I know the maximum appears on the rectangle itself but how do I find it?

Thanks.

Answer 1

Let $z=x+iy$. Then,

$$|e^z-e|^2= (e^z-e) (e^{\bar{z}}-e)=e^{2x}-2e^{x+1}\cos y + e^2=(e^x+e)^2-4e^{x+1}\cos^2\frac y2$$

Note that, for any given $x$,

$$|e^z-e|^2 \le (e^x+e)^2$$

where the equality is at $\cos\frac y2 = 0$, or $y=\pm\pi$. Moreover, recognize that the maximum value of $e^x+e$ occurs when $x=1$. Thus, the maximum of $f(z)$ is

$$f(1\pm\pi i) = e+e = 2e$$

Answer 2

HINT

Here is one approach.

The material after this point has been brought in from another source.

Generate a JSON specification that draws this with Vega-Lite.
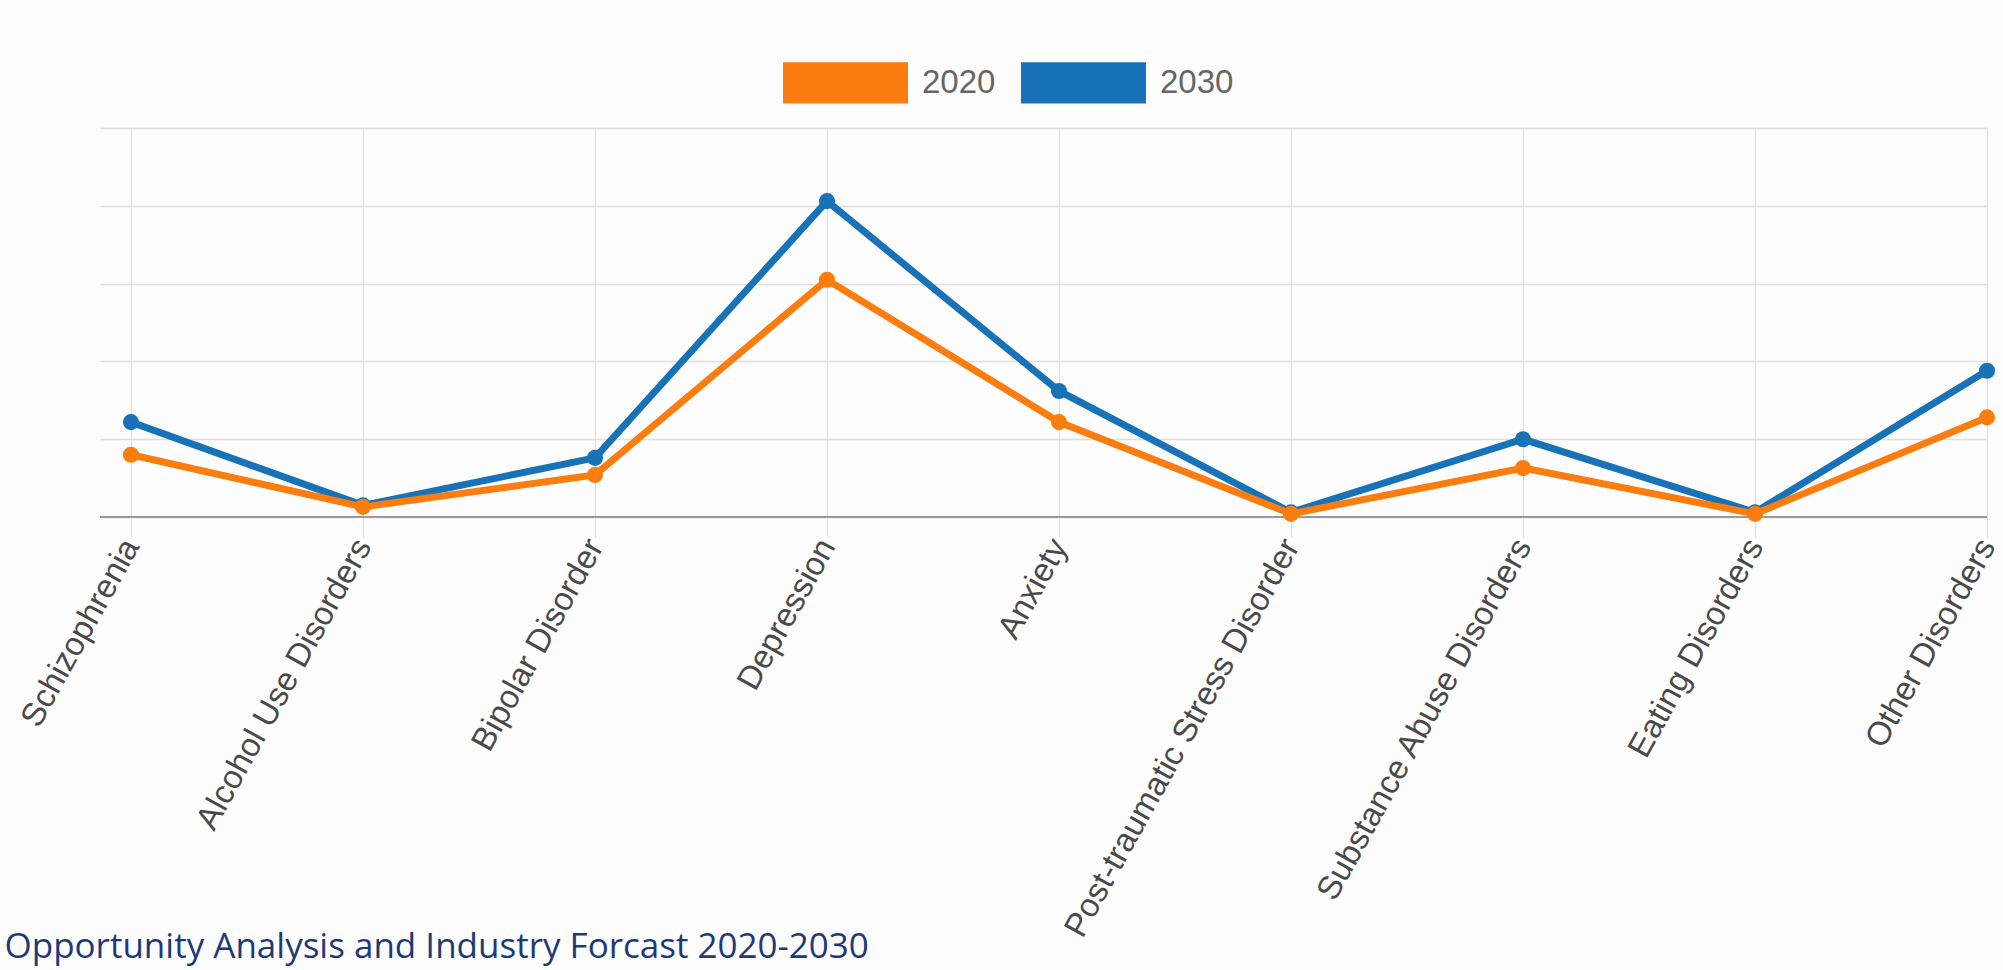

Parameterize each of the four sides of $S$. For example, the first side goes from $1$ to $\pi i$, so you have $z(t) = (1-t) + \pi ti$ for $t \in [0,1]$.

Now compute $|e^{z(t)}-e|$ as a function of $t$ using Euler's Theorem, for example, and maximize over $t$ in regular 1-variable optimization.

Then do this for all 4 sides (or use symmetry to make your work shorter).